Heteronormativität
Das sperrige Wort Heteronormativität (englisch: Heteronormativity) wurde von Michael Warner in seinem Artikel Introduction: Fear of a Queer Planet geprägt, um ein System von Normen, also Verhaltenserwartungen zu bezeichnen, nach denen jeder Mensch heterosexuell ist bzw. sein sollte.
Der Begriff der Heteronormativität hat sich zu einem zentralen Konzept in der Queer-Theorie entwickelt. Damit wird die Vorstellung in Frage gestellt, dass Heterosexualität eine „natürliche“ oder überlegenere Form der Sexualität darstellt. Ein wichtiger Bestandteil dieser Kritik ist die weit verbreitete Annahme, dass es nur zwei Geschlechter gibt, die sich sexuell zueinander hingezogen fühlen. Diese Sichtweise geht davon aus, dass es nur zwei Geschlechter gibt, die klar voneinander getrennt sind und deren sexuelles Begehren ausschließlich auf das jeweils andere Geschlecht gerichtet ist.
Heteronormativität zeigt sich nicht nur in individuellen Einstellungen, sondern auch in gesellschaftlichen Strukturen und Institutionen. Ein Beispiel dafür ist die rechtliche Benachteiligung von homosexuellen Paaren oder Regenbogenfamilien.

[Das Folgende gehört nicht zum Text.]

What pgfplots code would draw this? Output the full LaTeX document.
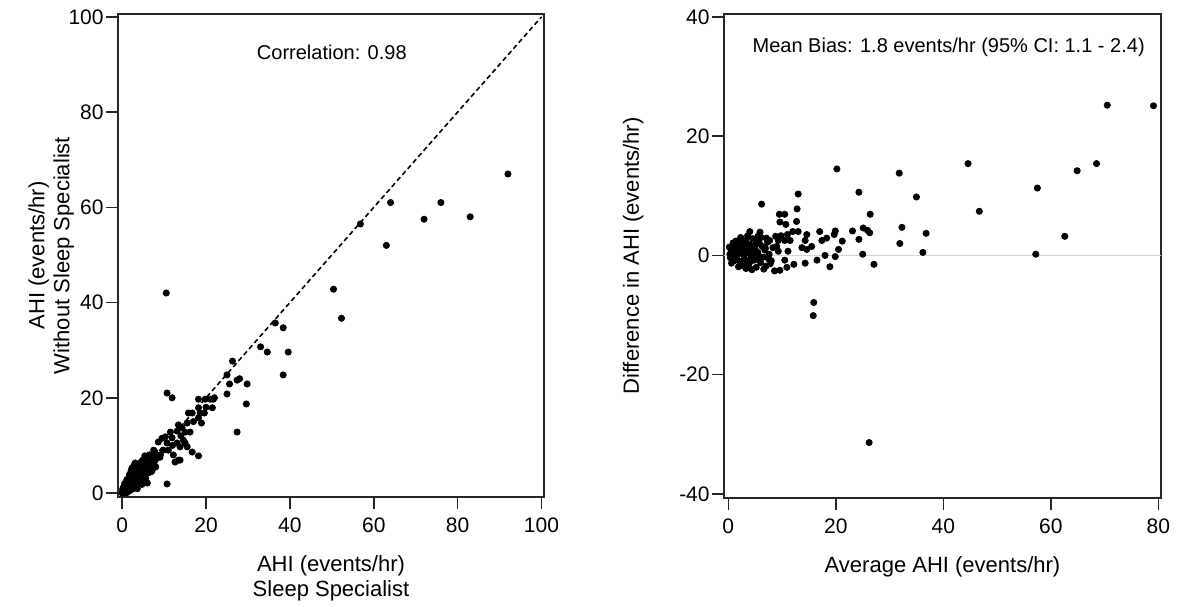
\documentclass[border=0pt]{standalone}
\usepackage{fontspec}
\setmainfont{Liberation Sans}
\usepackage{pgfplots}
\pgfplotsset{compat=1.18}
\usepackage{pgfplotstable}

% specialist vs without specialist
\pgfplotstableread{
s w
92 67
83 58
76 61
72 57.5
64 61
63 52
56.8 56.5
50.4 42.8
52.3 36.7
38.4 34.7
36.5 35.7
39.6 29.6
33 30.7
34.6 29.6
38.4 24.8
26.3 27.7
25 24.8
25.6 22.9
27.4 23.7
28 24
29.8 22.9
25 20.8
29.6 18.7
27.4 12.8
10.5 42
10.7 21
11.9 20
18.2 19.7
19.8 19.7
21 19.7
21.7 19.7
21.5 17.9
18.2 17.9
18.6 16.8
16.7 16.8
15.8 16.8
19.6 16.8
15.5 14.7
18.2 15.8
18.9 14.7
14.3 13.7
15 12.8
16.2 12.8
14.6 11.1
15.5 9.7
16.7 8.6
18.2 7.8
13.8 6.9
13.4 14.3
13.1 13
11.5 12.8
10.3 11.8
8.6 10.7
11.9 11.6
10.7 10.5
13.1 10.5
13.8 9.7
15 10.5
12.2 8
13.4 6.9
12.6 6.5
9.8 9
9.1 8
7.9 6.9
6.7 6.9
6 5.9
6.7 5.3
6 2.1
10.7 1.9
8 8
9 7.5
11 9
12 10
14 12
17 15
20 18
22 20
9.5 11.5
7.5 9
8 5.5
5 7
4 6
0 0
0.2 0.5
0.5 0.3
0.8 1
1 0.5
1.2 1.5
1.5 1
0.3 1.2
0.6 2
1 2.2
1.8 1.6
2 2
2.2 1.2
2.5 2.5
2.8 1.8
3 3
3.2 2.2
1.5 3
2 3.5
2.5 4
3 4.5
3.5 3.5
3.8 2.8
4 4
4.2 3.2
4.5 5
4.8 4.2
5 5.5
5.2 3.8
5.5 4.5
5.8 6
6 5
3.5 5.5
2.8 5.8
4 6
4.5 2.5
3 1.5
1.8 0.5
0.4 0
1.2 0.1
2.4 0.8
0.9 1.8
1.6 2.6
2.1 4.6
3.3 3.9
4.1 5.3
5.1 6.2
6.4 6.6
6.9 5.8
7.2 7
7.5 6.2
5.6 3.1
4.7 1.8
3.6 0.9
0.1 0.8
0.7 0.6
1.4 1.3
2.6 3.1
3.9 4.8
4.4 3.7
5.3 4.9
6.2 4.2
7 4.5
8.5 7.8
6.5 8
5.5 7
3.6 1.9
0.5 1.6
1.1 2.8
1.7 3.8
2.3 5.2
3.1 6.3
4.6 6.6
5.4 7.8
6.1 7.1
7.8 8.6
2.9 2.4
3.4 2.7
4.3 4.6
5.7 5.3
6.6 6.1
7.3 5.1
0.6 0.1
1.4 0.6
2.7 1.1
3.9 2.1
5 3.2
5.9 4.4
2.1 2.8
1.3 2.2
0.2 0.2
4.9 6.1
3.7 4.2
}\agree

% average vs difference
\pgfplotstableread{
m d
79.1 25.1
70.5 25.2
68.5 15.4
64.9 14.2
57.5 11.3
57.2 0.2
62.6 3.2
46.7 7.4
44.6 15.4
36.8 3.7
36.2 0.5
35 9.8
31.8 13.8
32.3 4.7
31.9 2
27.1 -1.5
26.4 6.9
25 0.2
24.3 2.7
24.3 10.6
25.9 4.2
26.3 3.8
25.1 4.6
23.1 4.1
26.2 -31.4
20.2 14.5
19.9 4.1
21.2 2.4
20.5 1
19.9 -0.2
18.9 -1.9
19.7 3.5
18.3 2.9
17.4 2.5
17 4
16.5 -0.8
18 0
15.9 -7.9
15.8 -10.1
15.5 1.5
14.6 1
13.7 1.3
14.6 3.5
14.3 2.5
14.3 -1.3
13 10.3
12.8 7.8
12.7 5.7
13 4
12 4
12.2 -1.5
11.5 2.5
11.1 0.7
10.9 -2
10.5 -0.8
10.5 2.5
10.7 5.2
10.5 6.9
9.6 5.6
9.5 6.9
9.6 -2.5
9.3 0.7
9.3 2.5
7.7 2.5
7.1 2.9
6.2 8.6
5.9 3.9
5.5 3.2
4 4
0.3 0.2
0.5 1
0.8 -0.5
1 0.5
1.2 1.5
1.5 -0.3
1.8 0.8
2 2
2.2 -1
2.5 0.3
2.8 1.2
3 -0.5
3.2 2.5
3.5 0.8
3.8 -1.5
4 1.8
4.2 0
4.5 2.8
4.8 -0.8
5 1
5.2 -2
5.5 0.5
5.8 2
6 -1.2
6.3 1.5
6.5 -0.3
6.8 0.9
7 -1.8
7.3 2.2
7.6 0.2
8 -0.9
8.3 1.3
0.6 -1.3
1.4 2.4
2.3 3
3.3 -2.2
1.1 -0.9
1.7 1.7
2.6 -1.7
3.6 3.3
0.2 1.4
0.9 2.1
4.4 -2.4
5.4 2.6
6.1 3
0.4 -0.4
1.3 0.1
2.1 0.6
2.9 0
3.9 0.4
4.6 1.1
5.6 -0.6
6.6 -2.3
7.8 -1.4
8.6 -2.6
1.9 -1.9
2.4 1.6
3.1 1.9
4.1 -1
4.9 0.3
0.7 0.7
1.6 1.1
2.7 2.2
3.4 -0.9
4.3 0.9
5.1 1.8
5.9 -0.2
6.9 1.2
7.5 -0.6
9 1.5
8.8 3.2
9.8 3.3
11 3.5
}\bland

\pgfplotsset{
  rplot/.style={
    scale only axis, anchor=south west,
    axis line style={line width=0.75pt, black!85},
    tick style={line width=0.75pt, black!85},
    tick align=outside, tick pos=left,
    major tick length=6pt,
    tick label style={font=\fontsize{10.5}{12}\selectfont, inner sep=1pt},
    xticklabel style={yshift=-3pt},
    /pgf/number format/assume math mode=true,
    label style={font=\fontsize{11}{12.5}\selectfont, align=center},
    xlabel style={at={(axis description cs:0.5,0)}, anchor=north, yshift=-25.5pt},
  },
  dots/.style={only marks, mark=*, mark size=1.55pt, draw=black, fill=black},
}

\begin{document}
\begin{tikzpicture}
\useasboundingbox (0pt,0pt) rectangle (588.5pt,303pt);

\begin{axis}[rplot, at={(59pt,54.5pt)}, width=213pt, height=241.5pt,
  xmin=-1, xmax=100.6, ymin=-0.84, ymax=100.6,
  xtick={0,20,...,100}, ytick={0,20,...,100},
  xlabel={AHI (events/hr)\\Sleep Specialist},
  ylabel={AHI (events/hr)\\Without Sleep Specialist},
  ylabel style={at={(axis description cs:-0.157,0.5)}, anchor=center},
]
\addplot[no marks, black, line width=0.8pt, dash pattern=on 2.4pt off 1.6pt] coordinates {(0,0) (100,100)};
\addplot[dots] table[x=s, y=w] {\agree};
\node[font=\fontsize{10}{12}\selectfont] at (axis cs:50,92.6) {Correlation: 0.98};
\end{axis}

\begin{axis}[rplot, at={(362pt,54pt)}, width=218.5pt, height=242pt,
  xmin=-0.8, xmax=80.5, ymin=-40.7, ymax=40.5,
  xtick={0,20,...,80}, ytick={-40,-20,...,40},
  xlabel={Average AHI (events/hr)},
  ylabel={Difference in AHI (events/hr)},
  ylabel style={at={(axis description cs:-0.208,0.5)}, anchor=center},
]
\addplot[no marks, gray!35, line width=0.7pt] coordinates {(-0.8,0) (80.5,0)};
\addplot[dots] table[x=m, y=d] {\bland};
\node[font=\fontsize{10}{12}\selectfont] at (axis cs:41,34.9) {Mean Bias: 1.8 events/hr (95\% CI: 1.1 - 2.4)};
\end{axis}
\end{tikzpicture}
\end{document}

Auch in der Alltagskultur wird Heteronormativität häufig sichtbar. So beschreibt die Geschlechterforscherin Sabine Hark in einem Interview, wie tief diese Norm in unserem täglichen Leben verankert ist: „Heterosexualität prägt die gesamte Alltagskultur. Das zeigt sich in den Fantasien, die in Kinderbüchern oder -filmen dargestellt werden, genauso wie in den Lehrmaterialien in Schulen oder der omnipräsenten Werbung, in der das romantische Glück heterosexueller Paare inszeniert wird. Es wird bereits früh erwartet, dass Kinder und Jugendliche eines Tages einen Partner oder eine Partnerin des anderen Geschlechts finden.“
Trotz dieser weit verbreiteten Norm gibt es auch Widerstand gegen die Vorstellung, dass Heterosexualität die einzig gültige Orientierung ist. LSBTIQ-Personen, ihre Sichtbarkeit und ihr politisches Engagement machen deutlich, dass die Gesellschaft viel vielfältiger ist, als es häufig dargestellt wird.
Heteronormativität basiert auf der Annahme, dass alle Menschen heterosexuell sind und dass Männer Frauen begehren und Frauen Männer. Heterosexualität wird dabei als der „normale“ Zustand betrachtet, während alles, was davon abweicht – etwa Homosexualität – als „unnormal“ gilt. Der Begriff „Normativität“ unterstreicht, dass diese Sichtweise eine gesellschaftliche Norm vorgibt. Diese Norm wird sowohl bewusst als auch unbewusst ständig verstärkt, indem vor allem heterosexuelle Beziehungen und die daraus hervorgehende Kleinfamilie als der allgemein akzeptierte Lebensentwurf dargestellt werden.
Wer sich dieser Heteronormativität widersetzt, sieht sich oft mit Ausgrenzung und Diskriminierung konfrontiert. Besonders für Menschen, die sich als LSBTQI* (LGBTIQ+) identifizieren, besteht der Druck, sich der gesellschaftlichen Erwartung zu entziehen, sich zu outen und ihr Anderssein öffentlich zu leben.
Das Gegenkonzept zur Heteronormativität ist die Anerkennung von Diversität. Diese Perspektive fördert die Wahrnehmung und den Respekt vor der Vielfalt menschlicher Identitäten und Ausdrucksformen.